KSC is spared a direct strike because of its location in Cape Canaveral on Florida’s Atlantic coast, but wind and lightning are still dangerously rough. Teams met several times over the weekend beginning on Friday to discuss the track and intensity of the storm. “We have the hurricane plan that applies to all NASA hurricane and contractor organizations,” Petro said.
KSC prepares for Hurricane Ian
The four stages of HURCON, or hurricane conditions, outline NASA’s storm preparation steps, beginning at IV and gradually moving down in 72-, 48-, 24- and 12-hour increments until the storm strikes.
KSC began to run through its hurricane alert system on Monday. “At that time, notifications and preparations were started with communications to every organization and our center, and we began identifying personnel who would be riding out the storm as members of our ride-out team.”
After a meeting at 9:00 am Eastern on Tuesday, KSC entered the next stage. “We declared and went into HURCON III this morning,” Petro said. This is the period 48 hours ahead of the storm’s arrival, “when the bulk of the hurricane work happens,” Petro added. “We go about securing our facility, our property, our equipment, and hopefully the ride-out team members are able to go home and prepare their homes for the arrival of this storm.”
Shortly after that meeting at 9:15 am Eastern, Artemis I entered KSC’s Vehicle Assembly Building (VAB) so NASA could protect it from the harsh weather conditions on the way.

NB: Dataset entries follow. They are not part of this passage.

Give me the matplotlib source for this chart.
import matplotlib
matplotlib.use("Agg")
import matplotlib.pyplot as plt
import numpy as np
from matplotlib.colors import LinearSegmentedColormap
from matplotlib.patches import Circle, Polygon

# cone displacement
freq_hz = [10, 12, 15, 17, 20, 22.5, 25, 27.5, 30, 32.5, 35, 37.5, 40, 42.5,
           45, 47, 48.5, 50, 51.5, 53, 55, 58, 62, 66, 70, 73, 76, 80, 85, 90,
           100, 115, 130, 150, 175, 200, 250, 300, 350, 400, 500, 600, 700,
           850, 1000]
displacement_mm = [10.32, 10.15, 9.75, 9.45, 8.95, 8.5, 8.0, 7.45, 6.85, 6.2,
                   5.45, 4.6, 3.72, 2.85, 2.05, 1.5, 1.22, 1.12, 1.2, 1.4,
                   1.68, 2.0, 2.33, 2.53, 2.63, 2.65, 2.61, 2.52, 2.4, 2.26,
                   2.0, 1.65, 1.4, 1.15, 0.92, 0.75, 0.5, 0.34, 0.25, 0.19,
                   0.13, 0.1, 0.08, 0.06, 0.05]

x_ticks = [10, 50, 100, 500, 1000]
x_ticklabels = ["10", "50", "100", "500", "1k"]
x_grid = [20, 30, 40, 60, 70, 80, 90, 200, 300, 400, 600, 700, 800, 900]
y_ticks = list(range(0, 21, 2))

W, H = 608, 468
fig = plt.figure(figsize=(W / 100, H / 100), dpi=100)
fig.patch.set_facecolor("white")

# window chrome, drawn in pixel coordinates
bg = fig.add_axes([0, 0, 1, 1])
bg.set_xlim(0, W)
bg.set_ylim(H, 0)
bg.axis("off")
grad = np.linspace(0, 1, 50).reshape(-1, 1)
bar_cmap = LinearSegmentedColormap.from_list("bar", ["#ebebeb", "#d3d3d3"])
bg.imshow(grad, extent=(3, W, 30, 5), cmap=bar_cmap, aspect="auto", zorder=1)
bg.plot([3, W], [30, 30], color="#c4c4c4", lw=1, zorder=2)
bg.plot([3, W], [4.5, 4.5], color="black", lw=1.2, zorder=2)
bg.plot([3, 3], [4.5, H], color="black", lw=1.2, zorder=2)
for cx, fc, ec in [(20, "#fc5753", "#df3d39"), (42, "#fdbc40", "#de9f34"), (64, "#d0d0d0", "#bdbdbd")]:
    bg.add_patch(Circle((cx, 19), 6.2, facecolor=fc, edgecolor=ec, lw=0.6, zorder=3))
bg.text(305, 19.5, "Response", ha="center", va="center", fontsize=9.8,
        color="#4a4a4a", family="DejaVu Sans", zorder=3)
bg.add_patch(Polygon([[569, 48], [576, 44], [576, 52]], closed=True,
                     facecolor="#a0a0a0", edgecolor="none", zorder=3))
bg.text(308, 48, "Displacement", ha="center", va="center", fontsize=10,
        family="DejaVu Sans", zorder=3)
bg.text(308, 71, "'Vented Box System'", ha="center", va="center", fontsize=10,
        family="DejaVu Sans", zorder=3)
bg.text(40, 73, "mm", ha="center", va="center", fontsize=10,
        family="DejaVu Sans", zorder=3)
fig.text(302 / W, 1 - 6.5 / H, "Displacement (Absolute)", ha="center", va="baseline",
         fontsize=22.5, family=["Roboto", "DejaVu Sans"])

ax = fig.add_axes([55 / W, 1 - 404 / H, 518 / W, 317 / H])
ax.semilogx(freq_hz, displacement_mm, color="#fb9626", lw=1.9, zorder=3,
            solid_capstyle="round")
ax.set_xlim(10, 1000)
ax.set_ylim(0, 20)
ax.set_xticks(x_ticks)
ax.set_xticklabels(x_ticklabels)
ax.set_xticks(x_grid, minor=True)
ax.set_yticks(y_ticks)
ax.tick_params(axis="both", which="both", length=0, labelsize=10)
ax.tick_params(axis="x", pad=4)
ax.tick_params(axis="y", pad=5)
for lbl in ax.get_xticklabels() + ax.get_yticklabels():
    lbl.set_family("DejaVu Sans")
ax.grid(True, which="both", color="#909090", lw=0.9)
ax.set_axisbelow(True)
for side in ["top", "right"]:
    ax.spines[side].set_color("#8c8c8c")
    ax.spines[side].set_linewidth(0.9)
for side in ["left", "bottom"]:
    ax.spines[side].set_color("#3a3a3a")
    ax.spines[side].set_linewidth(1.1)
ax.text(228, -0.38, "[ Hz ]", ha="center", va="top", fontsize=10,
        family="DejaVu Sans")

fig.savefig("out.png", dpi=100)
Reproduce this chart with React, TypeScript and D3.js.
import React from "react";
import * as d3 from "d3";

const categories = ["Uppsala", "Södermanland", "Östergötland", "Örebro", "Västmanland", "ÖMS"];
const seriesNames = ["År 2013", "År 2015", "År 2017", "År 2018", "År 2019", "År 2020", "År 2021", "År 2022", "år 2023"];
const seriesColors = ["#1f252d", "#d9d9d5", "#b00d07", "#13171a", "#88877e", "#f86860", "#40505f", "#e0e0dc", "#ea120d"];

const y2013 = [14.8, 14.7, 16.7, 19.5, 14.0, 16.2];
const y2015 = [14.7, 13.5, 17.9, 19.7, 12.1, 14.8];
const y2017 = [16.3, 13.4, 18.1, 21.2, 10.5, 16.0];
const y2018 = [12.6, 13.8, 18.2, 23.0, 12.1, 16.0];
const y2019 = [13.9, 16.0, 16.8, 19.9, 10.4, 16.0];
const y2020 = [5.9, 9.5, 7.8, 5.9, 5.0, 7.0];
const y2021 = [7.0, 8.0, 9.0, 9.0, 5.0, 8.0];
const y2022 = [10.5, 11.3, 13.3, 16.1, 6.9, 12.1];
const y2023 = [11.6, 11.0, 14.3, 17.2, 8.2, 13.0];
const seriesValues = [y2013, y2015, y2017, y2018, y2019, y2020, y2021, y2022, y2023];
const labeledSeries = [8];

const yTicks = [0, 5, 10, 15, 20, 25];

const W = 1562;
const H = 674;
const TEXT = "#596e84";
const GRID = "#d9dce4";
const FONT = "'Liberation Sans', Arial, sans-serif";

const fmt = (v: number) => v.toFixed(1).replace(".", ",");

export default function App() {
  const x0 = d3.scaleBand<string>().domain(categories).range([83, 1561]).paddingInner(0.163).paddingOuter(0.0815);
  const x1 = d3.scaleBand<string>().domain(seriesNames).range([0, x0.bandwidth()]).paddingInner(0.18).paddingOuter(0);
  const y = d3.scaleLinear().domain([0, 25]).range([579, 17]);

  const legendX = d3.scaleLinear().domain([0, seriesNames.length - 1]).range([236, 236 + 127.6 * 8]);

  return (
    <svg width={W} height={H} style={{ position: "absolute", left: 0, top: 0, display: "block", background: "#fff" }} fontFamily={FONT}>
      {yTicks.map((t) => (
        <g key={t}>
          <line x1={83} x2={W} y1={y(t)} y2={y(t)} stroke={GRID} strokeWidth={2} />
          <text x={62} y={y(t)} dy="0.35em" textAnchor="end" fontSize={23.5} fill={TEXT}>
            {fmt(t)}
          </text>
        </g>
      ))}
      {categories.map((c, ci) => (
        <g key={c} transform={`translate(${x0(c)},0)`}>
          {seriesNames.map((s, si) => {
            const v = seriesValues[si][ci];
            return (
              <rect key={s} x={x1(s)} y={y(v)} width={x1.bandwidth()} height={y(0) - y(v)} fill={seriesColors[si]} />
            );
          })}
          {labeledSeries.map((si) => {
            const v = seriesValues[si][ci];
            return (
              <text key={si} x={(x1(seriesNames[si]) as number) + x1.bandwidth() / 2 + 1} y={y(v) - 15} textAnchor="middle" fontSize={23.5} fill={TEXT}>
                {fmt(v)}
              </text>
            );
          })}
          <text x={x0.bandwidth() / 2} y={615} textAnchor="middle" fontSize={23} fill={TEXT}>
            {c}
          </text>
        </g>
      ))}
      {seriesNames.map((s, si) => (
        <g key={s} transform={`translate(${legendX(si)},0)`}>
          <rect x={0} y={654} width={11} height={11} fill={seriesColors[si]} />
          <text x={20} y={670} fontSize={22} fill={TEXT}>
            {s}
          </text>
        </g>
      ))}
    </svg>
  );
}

VAB has withstood past storms, and even lost hundreds of exterior panels during back-to-back hurricanes in 2004.
But then, a couple of hours later, a fire broke out in this shelter. “At approximately 11:45 pm today, a fire was reported in the Vehicle Assembly Building. Employees were evacuated, and there are no reported injuries,” KSC shared via Twitter. “The VAB is fire safe, and the Artemis I vehicle was not at risk. We will provide updates as we have them.” The agency later indicated on Twitter that it happened at 11:45 am
Petro said there were no reported injuries, and that it likely had no effect on Artemis I since it happened “at a good distance” away from the rocket. NASA says it is still investigating the cause of the fire.
What does this mean for Artemis I’s launch?
NASA is coordinating several factors to see what is the best choice for the next launch target. A launch in October, as early as next week, is not off the table. But Jim Free, associate administrator of NASA’s Exploration Systems Development Mission Directorate, suggested it’s unlikely. Free told reporters he didn’t want Artemis I to return too quickly to the launchpad without first addressing “limited-life items” that need periodic reassessment.
Free also said the team prefers to do a daytime launch, but November’s launch opportunities wouldn’t support that.
For now, NASA’s workforce finishes final preparations ahead of the storm, for the rocket and their families.